Contaminados por la incesante mutación de estrategias en el mundo del arte, muchos arquitectos en este comienzo de siglo tienen como objetivo la identificación de su trabajo por medio de la radical diferenciación. Frente a esta actitud, en algunos casos infantil y patológica, existen otros cuyo trabajo supone un equilibrio entre continuidad y transformación, en el que convive una vocación por redescubrir nuevos caminos con la firme voluntad de hacerlo a partir de las convenciones de la disciplina.
El trabajo de Francisco Mangado se encuadra en esta segunda forma de entender la arquitectura. Alejado de las exageraciones y las banalizaciones de las víctimas de la moda, Mangado desarrolla su trabajo con el optimismo idealista que busca encontrar un modo de hacer capaz de ser aplicado con rigor sobre la naturaleza, el paisaje y la ciudad como una unidad homogénea global, y con el pragmatismo del que conoce el carácter contingente, y paradójicamente necesario, de las diferencias locales. Cauto y ajustado en sus propuestas urbanísticas, no renuncia a una experimentación formal, aplicada con mesura y sentido común, en la que se enfrenta a problemas diferentes, sin renunciar a la eficacia de sus propias herramientas.

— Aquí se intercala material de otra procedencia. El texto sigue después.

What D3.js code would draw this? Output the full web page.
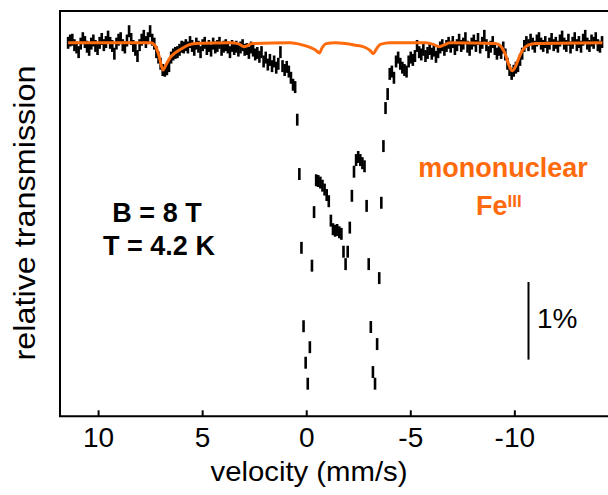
<!DOCTYPE html>
<html>
<head>
<meta charset="utf-8">
<script src="https://cdn.jsdelivr.net/npm/d3@7"></script>
<style>
  body { margin: 0; background: #fff; }
  text { font-family: 'Liberation Sans', Arial, Helvetica, sans-serif; }
</style>
</head>
<body>
<div id="chart"></div>
<script>
// channel calibration (mm/s)
const velStart = 11.44
const velStep = 0.101

// relative transmission (%) per channel
const transmission = [
  100.00, 100.03, 100.04, 99.97, 99.94, 99.88, 99.99, 100.06, 100.01, 99.95, 99.91, 99.99, 100.03, 99.96, 99.92,
  100.00, 100.05, 99.97, 100.01, 100.08, 100.00, 99.96, 99.86, 99.99, 100.04, 100.06, 99.97, 99.94, 100.03, 100.15,
  100.05, 99.96, 99.91, 99.83, 99.97, 100.04, 100.09, 100.01, 100.06, 100.15, 100.04, 99.99, 99.88, 99.81, 99.73,
  99.65, 99.64, 99.66, 99.70, 99.81, 99.85, 99.87, 99.88, 99.91, 99.95, 99.94, 99.97, 99.94, 100.01, 99.96,
  99.91, 99.99, 99.95, 99.88, 99.97, 100.00, 99.92, 99.96, 99.90, 99.99, 99.94, 99.96, 100.00, 99.91, 99.95,
  99.97, 99.94, 99.88, 99.96, 99.92, 99.95, 99.90, 99.94, 99.97, 99.91, 99.92, 99.87, 99.94, 99.90, 99.85,
  99.87, 99.82, 99.88, 99.76, 99.81, 99.72, 99.78, 99.70, 99.76, 99.68, 99.73, 99.88, 99.70, 99.65, 99.69,
  99.63, 99.55, 99.46, 99.43, 99.01, 98.31, 97.36, 96.35, 95.88, 95.61, 96.08, 97.13, 97.82, 98.23, 98.22,
  98.20, 98.16, 98.11, 98.04, 97.96, 97.71, 97.60, 97.58, 97.59, 97.56, 97.54, 97.31, 97.15, 97.31, 97.62,
  98.03, 98.34, 98.49, 98.53, 98.49, 98.45, 98.41, 97.90, 97.15, 96.34, 95.76, 95.61, 96.12, 96.97, 97.94,
  98.67, 99.16, 99.34, 99.60, 99.63, 99.55, 99.76, 99.81, 99.73, 99.68, 99.65, 99.63, 99.76, 99.81, 99.78,
  99.83, 99.96, 99.88, 99.85, 99.91, 99.83, 99.87, 99.92, 99.86, 99.90, 99.82, 99.88, 99.94, 99.97, 99.91,
  99.96, 100.00, 99.95, 100.01, 99.92, 99.97, 100.04, 99.96, 99.99, 100.06, 99.95, 99.91, 99.99, 100.03, 99.96,
  100.05, 99.94, 100.00, 100.09, 99.97, 99.88, 99.95, 100.01, 99.92, 99.86, 99.91, 99.87, 99.94, 99.85, 99.73,
  99.65, 99.60, 99.64, 99.68, 99.70, 99.78, 99.86, 99.96, 100.01, 99.97, 100.04, 99.99, 99.95, 100.03, 100.06,
  99.99, 99.96, 100.01, 99.94, 99.99, 100.05, 99.97, 100.00, 99.95, 100.03, 100.08, 99.99, 99.96, 100.04, 99.94,
  100.00, 100.06, 99.97, 100.01, 99.95, 100.04, 100.09, 99.99, 99.96, 100.03, 100.00, 100.06, 99.97, 99.95, 100.01
]
const errorBar = 0.077

// simulated mononuclear Fe(III) component
const fitVel = [11.44, 7.50, 7.36, 7.21, 7.07, 6.88, 6.73, 6.54, 6.30, 6.01, 5.67, 5.34, 3.65, 3.27, 2.98, 2.84, 2.60,
  0.77, 0.29, -0.19, -0.48, -0.63, -0.77, -0.96, -1.39, -1.88, -2.36, -2.84, -3.08, -3.22, -3.37, -3.56, -4.04,
  -5.72, -6.11, -6.39, -6.59, -6.92, -9.09, -9.33, -9.57, -9.76, -9.90, -10.05, -10.24, -10.43, -10.67, -11.01, -14.23]
const fitTrans = [100.00, 100.00, 99.99, 99.94, 99.83, 99.65, 99.72, 99.81, 99.87, 99.92, 99.97, 99.99, 100.00, 99.99, 99.95, 99.96, 99.99,
  100.00, 99.98, 99.94, 99.90, 99.87, 99.94, 99.99, 100.00, 99.99, 99.97, 99.94, 99.90, 99.86, 99.92, 99.98, 100.00,
  100.00, 99.98, 99.95, 99.97, 100.00, 99.99, 99.96, 99.85, 99.70, 99.64, 99.69, 99.82, 99.92, 99.97, 99.99, 100.00]

const xTicks = [10, 5, 0, -5, -10]
const scaleBarTop = 96.92 // 1% bar

const orange = '#ff6a0d'
const width = 608
const height = 495

const svg = d3
  .select('#chart')
  .append('svg')
  .attr('width', width)
  .attr('height', height)

const x = d3.scaleLinear().domain([11.83, -14.5]).range([60, 608])
const y = d3.scaleLinear().domain([95.19, 100.41]).range([416.3, 11])

const data = transmission.map((t, i) => ({ v: velStart - velStep * i, t: t }))

// frame (right side runs off the picture)
svg
  .append('path')
  .attr('d', `M614,${y.range()[1]}H${x.range()[0]}V${y.range()[0]}H614`)
  .attr('fill', 'none')
  .attr('stroke', '#000')
  .attr('stroke-width', 2)

const xAxis = svg
  .append('g')
  .attr('transform', `translate(0,${y.range()[0]})`)
  .call(
    d3
      .axisBottom(x)
      .tickValues(xTicks)
      .tickFormat(d => String(d))
      .tickSize(-6)
      .tickPadding(11)
  )
xAxis.select('.domain').remove()
xAxis.selectAll('.tick line').attr('stroke', '#000').attr('stroke-width', 2)
xAxis
  .selectAll('.tick text')
  .attr('fill', '#000')
  .style('font-size', '28px')
  .style('font-family', "'Liberation Sans', Arial, sans-serif")

svg
  .append('text')
  .attr('x', 309)
  .attr('y', 481)
  .attr('text-anchor', 'middle')
  .attr('textLength', 197)
  .attr('lengthAdjust', 'spacingAndGlyphs')
  .style('font-size', '28px')
  .text('velocity (mm/s)')

svg
  .append('text')
  .attr('transform', 'translate(35,213) rotate(-90)')
  .attr('text-anchor', 'middle')
  .attr('textLength', 295)
  .attr('lengthAdjust', 'spacingAndGlyphs')
  .style('font-size', '29px')
  .text('relative transmission')

// error bars
svg
  .append('g')
  .selectAll('line')
  .data(data)
  .enter()
  .append('line')
  .attr('x1', d => x(d.v))
  .attr('x2', d => x(d.v))
  .attr('y1', d => y(d.t + errorBar))
  .attr('y2', d => y(d.t - errorBar))
  .attr('stroke', '#000')
  .attr('stroke-width', 2.6)

// fit curve
const line = d3
  .line()
  .x((d, i) => x(fitVel[i]))
  .y(d => y(d))
  .curve(d3.curveMonotoneX)

svg
  .append('path')
  .datum(fitTrans)
  .attr('d', line)
  .attr('fill', 'none')
  .attr('stroke', orange)
  .attr('stroke-width', 3)

// labels
svg
  .append('text')
  .attr('x', 157)
  .attr('y', 222)
  .attr('text-anchor', 'middle')
  .style('font-size', '27px')
  .style('font-weight', 'bold')
  .text('B = 8 T')

svg
  .append('text')
  .attr('x', 159)
  .attr('y', 255)
  .attr('text-anchor', 'middle')
  .style('font-size', '27px')
  .style('font-weight', 'bold')
  .text('T = 4.2 K')

svg
  .append('text')
  .attr('x', 503)
  .attr('y', 177)
  .attr('text-anchor', 'middle')
  .attr('fill', orange)
  .style('font-size', '27px')
  .style('font-weight', 'bold')
  .text('mononuclear')

const fe = svg
  .append('text')
  .attr('x', 476)
  .attr('y', 215)
  .attr('fill', orange)
  .style('font-size', '27px')
  .style('font-weight', 'bold')
fe.append('tspan').text('Fe')
fe
  .append('tspan')
  .attr('dy', -8)
  .style('font-size', '17px')
  .text('III')

// 1% scale bar
svg
  .append('line')
  .attr('x1', 528.5)
  .attr('x2', 528.5)
  .attr('y1', y(scaleBarTop))
  .attr('y2', y(scaleBarTop - 1))
  .attr('stroke', '#000')
  .attr('stroke-width', 2)

svg
  .append('text')
  .attr('x', 537)
  .attr('y', 328)
  .style('font-size', '28px')
  .text('1%')
</script>
</body>
</html>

Conservador en la elección de los materiales, pero innovador y refinado en sus detalles, Mangado evita la recurrente condición efímera, apostando por una vocación de permanencia que acepta la huella del tiempo como algo que dignifica y da valor añadido a la construcción.
En la monografía, publicada en italiano por Electa, se recoge la práctica totalidad de la obra de un arquitecto caracterizado, en la introducción de Carlos Jiménez, por «su irremediable optimismo».